J. M. Coetzee se pregunta con sorna dónde está el interés de la Obra de los pasajes, un libro que trata de las compras en el París del siglo XIX. Es una reflexión que acaso se hacen también los que, atraídos por el lustre post mortem dado a Benjamin por toda la industria cultural que se ha montado sobre sus escritos, intentan descifrar las páginas de este dédalo de citas y reflexiones, pero al poco acaban renunciando al fatigoso empeño.
Y resulta comprensible: el también llamado Libro de los pasajes es un mamotreto de difícil digestión. No tiene argumento, pues el ensayo introductorio en el que Benjamin explicaba su proyecto se ha perdido. Tampoco posee, en verdad, título, pues su autor no fue más allá de rotular sus miles de apuntes recopilados en París entre 1927 y 1940 con un ‘Notas y materiales’. Y en puridad ni siquiera es un ‘libro’, sino un collage confeccionado por los editores de las Obras completas de Benjamin, Rolf Tiedemann y Hermann Schweppenhäuser, ayudados en este menester por quienes fueron confidentes del filósofo, Gershom Scholem y Theodor W. Adorno.
Esto explica por qué, siendo como es injusta, la pregunta de Coetzee resulta pertinente. No sólo porque enfrentarse al inconexo libro implica hacerlo con el mismo interés y paciencia con los que el arqueólogo desentierra la ruina (y no todo el mundo tiene el mismo aguante); también porque con nadie mejor que con Benjamin se cumple unas de las leyes no escritas de nuestros tiempos: no hay libros más influyentes que aquellos que no se leen.
No sabemos si gracias a la espléndida edición en dos tomos publicada ahora por Abada la Obra de los pasajes empezará a ser leída en español y por tanto comenzará a perder influencia. Pero aunque así ocurriera habría merecido la pena, pues sería síntoma de que Benjamin habría bajado por fin del vacuo pedestal en el que se le ha forzado a subir; un pedestal que se debe al desconocimiento de su obra y desde el cual se le reverencia como profeta de todos los fenómenos de la globalización: desde los centros comerciales hasta la estetización de la mercancía, pasando por el difícil lugar del arte en un contexto ultratecnológico.

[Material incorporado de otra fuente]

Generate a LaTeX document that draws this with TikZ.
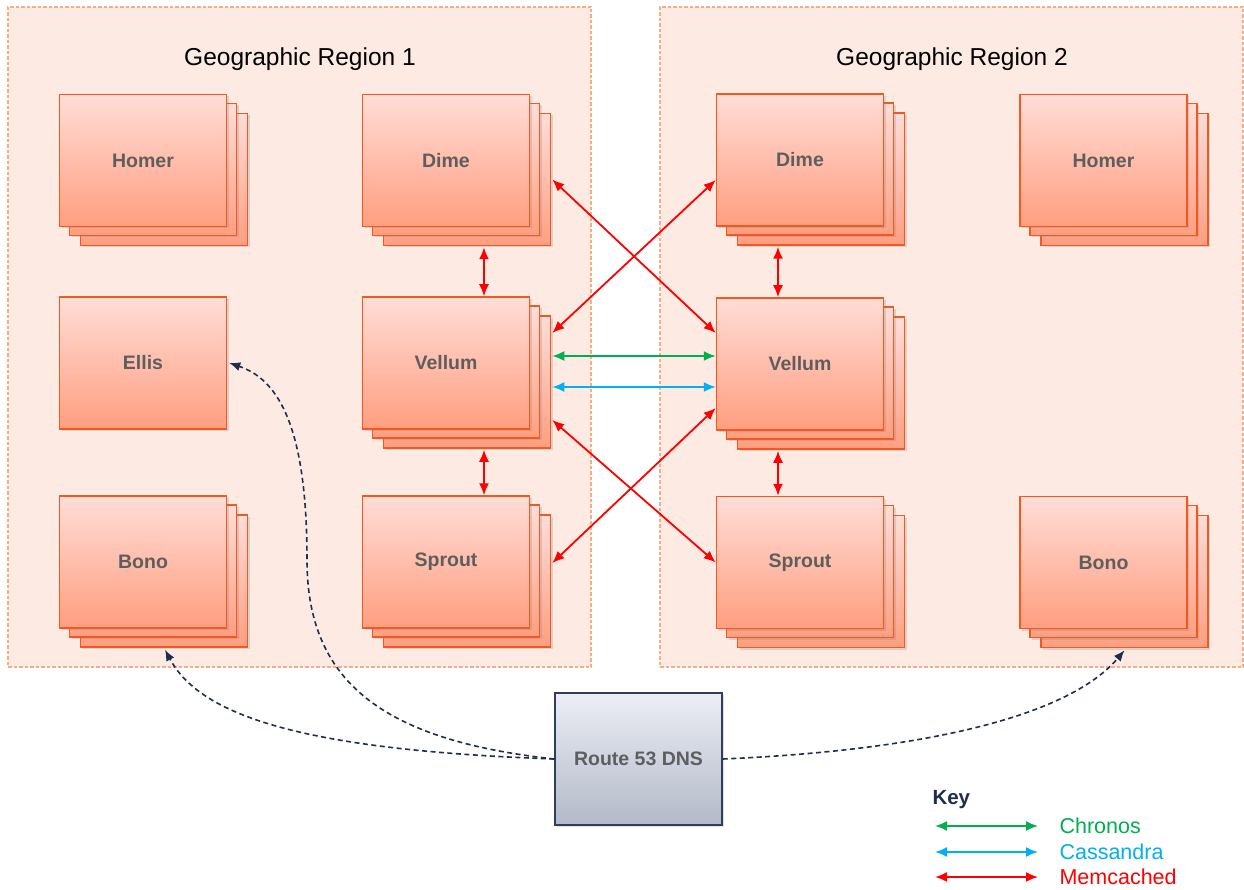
\documentclass[tikz,border=0pt]{standalone}
\usepackage{fontspec}
\setmainfont{Liberation Sans}
\usetikzlibrary{arrows.meta,calc,shadows}
\definecolor{regfill}{HTML}{FDEBE3}
\definecolor{regborder}{HTML}{F4AE86}
\definecolor{boxtop}{HTML}{FFDDD7}
\definecolor{boxbot}{HTML}{FF9E80}
\definecolor{boxborder}{HTML}{F05A22}
\definecolor{txtgray}{HTML}{5E5E5E}
\definecolor{dnstop}{HTML}{ECEEF4}
\definecolor{dnsbot}{HTML}{B3B9C9}
\definecolor{dnsborder}{HTML}{2F3D5E}
\definecolor{navy}{HTML}{1F2D50}
\definecolor{mred}{HTML}{FF0000}
\definecolor{mgreen}{HTML}{00B050}
\definecolor{mblue}{HTML}{00B0F0}
\tikzset{
  region/.style={draw=regborder, fill=regfill, line width=1.2pt, dash pattern=on 3.5pt off 2pt, minimum width=583pt, minimum height=660pt, inner sep=0},
  regtitle/.style={font=\fontsize{24.5}{28}\selectfont, text=black},
  box/.style={draw=boxborder, line width=1.5pt, top color=boxtop, bottom color=boxbot, minimum width=167pt, minimum height=132pt, inner sep=0, font=\bfseries\fontsize{19.5}{23}\selectfont, text=txtgray, drop shadow={opacity=0.25, shadow xshift=2pt, shadow yshift=-2pt}},
  dnsbox/.style={draw=dnsborder, line width=1.5pt, top color=dnstop, bottom color=dnsbot, minimum width=167pt, minimum height=132pt, inner sep=0, font=\bfseries\fontsize{19.5}{23}\selectfont, text=txtgray, drop shadow={opacity=0.25, shadow xshift=2pt, shadow yshift=-2pt}},
  link/.style={line width=1.8pt, {Latex[length=12pt,width=10pt]}-{Latex[length=12pt,width=10pt]}},
  memc/.style={link, draw=mred},
  chron/.style={link, draw=mgreen},
  cass/.style={link, draw=mblue},
  dns/.style={draw=navy, line width=1.6pt, dash pattern=on 5pt off 3.5pt, -{Latex[length=11pt,width=9pt]}},
  keytext/.style={anchor=west, font=\fontsize{21.5}{25}\selectfont},
}
\newcommand\stackbox[4]{%
  \node[box] (#1c) at (#2+21,#3+19) {};
  \node[box] (#1b) at (#2+10,#3+9) {};
  \node[box] (#1) at (#2,#3) {#4};}
\begin{document}
\begin{tikzpicture}[x=1pt,y=-1pt]
\useasboundingbox (0,0) rectangle (1244,890);
\fill[white] (0,0) rectangle (1244,890);
% regions
\node[region] (reg1) at (299.5,337) {};
\node[region] (reg2) at (951.5,337) {};
\node[regtitle] (t1) at (300,59) {Geographic Region 1};
\node[regtitle] (t2) at (952,59) {Geographic Region 2};
% region 1
\stackbox{homerA}{143}{160.5}{Homer}
\stackbox{dimeA}{446}{160.5}{Dime}
\node[box] (ellis) at (143,363) {Ellis};
\stackbox{vellumA}{446}{363}{Vellum}
\stackbox{bonoA}{143}{562}{Bono}
\stackbox{sproutA}{446}{562}{Sprout}
% region 2
\stackbox{dimeB}{800}{160}{Dime}
\stackbox{homerB}{1103.5}{160.5}{Homer}
\stackbox{vellumB}{800}{364}{Vellum}
\stackbox{sproutB}{800}{562.5}{Sprout}
\stackbox{bonoB}{1103.5}{562.5}{Bono}
% DNS
\node[dnsbox] (dns) at (638.5,759) {Route 53 DNS};
% memcached vertical
\draw[memc] ($(dimeAc.south)+(17,1)$) -- ($(vellumA.north)+(38,0)$);
\draw[memc] ($(vellumAc.south)+(17,1)$) -- ($(sproutA.north)+(38,0)$);
\draw[memc] ($(dimeBc.south)+(-43,1)$) -- ($(vellumB.north)+(-22,0)$);
\draw[memc] ($(vellumBc.south)+(-43,1)$) -- ($(sproutB.north)+(-22,0)$);
% memcached cross
\draw[memc] ($(dimeAc.east)+(1,0)$) -- ($(vellumB.west)+(0,-31)$);
\draw[memc] ($(dimeB.west)+(0,20)$) -- ($(vellumAc.east)+(1,-49)$);
\draw[memc] ($(vellumAc.east)+(1,38)$) -- (sproutB.west);
\draw[memc] ($(vellumB.west)+(0,44)$) -- ($(sproutAc.east)+(1,-18)$);
% chronos / cassandra
\draw[chron] ($(vellumAc.east)+(1,-26)$) -- ($(vellumB.west)+(0,-8)$);
\draw[cass] ($(vellumAc.east)+(1,5)$) -- ($(vellumB.west)+(0,23)$);
% DNS links
\coordinate (ellisIn) at ($(ellis.east)+(2,0)$);
\draw[dns] (dns.west) .. controls (380,740) and (307,680) .. (307,560) .. controls (307,430) and (280,380) .. (ellisIn);
\draw[dns] (dns.west) .. controls (300,750) and (200,715) .. ($(bonoAc.south)+(1,2)$);
\draw[dns] (dns.east) .. controls (930,750) and (1070,715) .. ($(bonoBc.south)+(0,2)$);
% key
\node[anchor=west, font=\bfseries\fontsize{20.5}{24}\selectfont, text=navy] (key) at (929,800) {Key};
\coordinate (k1a) at (935,826); \coordinate (k1b) at (1038,826);
\coordinate (k2a) at (935,852); \coordinate (k2b) at (1038,852);
\coordinate (k3a) at (935,877); \coordinate (k3b) at (1038,877);
\draw[chron] (k1a) -- (k1b);
\draw[cass] (k2a) -- (k2b);
\draw[memc] (k3a) -- (k3b);
\node[keytext, text=mgreen] (kc) at (1056,826) {Chronos};
\node[keytext, text=mblue] (kcs) at (1056,852) {Cassandra};
\node[keytext, text=mred] (km) at (1056,877) {Memcached};
\end{tikzpicture}
\end{document}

En España, país como pocos de los eruditos a la violeta, la mitificación y mistificación de Benjamin ha sido tan grande que exigía, como contrapartida, la publicación en castellano de sus Obras Completas. Este proyecto titánico y ya casi completado se debe a Juan Barja, y a él pertenece también esta edición de Passagen-Werk. No es que El libro de los pasajes resultara un desconocido para el lector español: en 2005 Akal publicó la meritoria primera traducción directa del alemán a partir de la edición canónica de Tiedemann, que es la que sigue también Abada. Pero el Benjamin que nos presenta Barja en su impecable traducción resulta más cercano, amén de más comprensible gracias al formato del volumen (que es el del original alemán), a las notas que aclaran muchos pormenores, y al extenso y revelador epistolario del propio Benjamin.
Pero todo este despliegue debería servir para responder una pregunta que quizá no tiene respuesta: ¿de qué va la Obra de los pasajes? Por supuesto, no va sólo de las compras en el siglo XIX, sino de otros asuntos: las catacumbas, el tedio, la haussmanización, las barricadas, Baudelaire, el flâneur, los panoramas, los espejos, la luz artificial, Marx, la fotografía, la arquitectura del hierro, los autómatas, Victor Hugo, la Comuna, el Sena y, claro está, los pasajes. En este sentido, el orden del libro es como el de aquella taxonomía arbitraria que Borges adjudicara a una enciclopedia china, y está formado por temas heterogéneos que el autor utiliza como puertas traseras para acceder a dimensiones ocultas del pasado.
Unos dicen que lo que Benjamin pretendía con este inagotable acopio de materiales era construir una filosofía materialista de la historia. Otros que es una indagación en la Revolución Industrial. Los hay incluso que ven en el libro una alternativa a las narraciones canónicas de la arquitectura moderna. Todos están en lo cierto y ninguno lo está. Para comprobarlo basta perderse en estas miles de minuciosas notas que Benjamin guardó en una maleta antes de ser tragado por la misma historia que estaba empeñado en descifrar.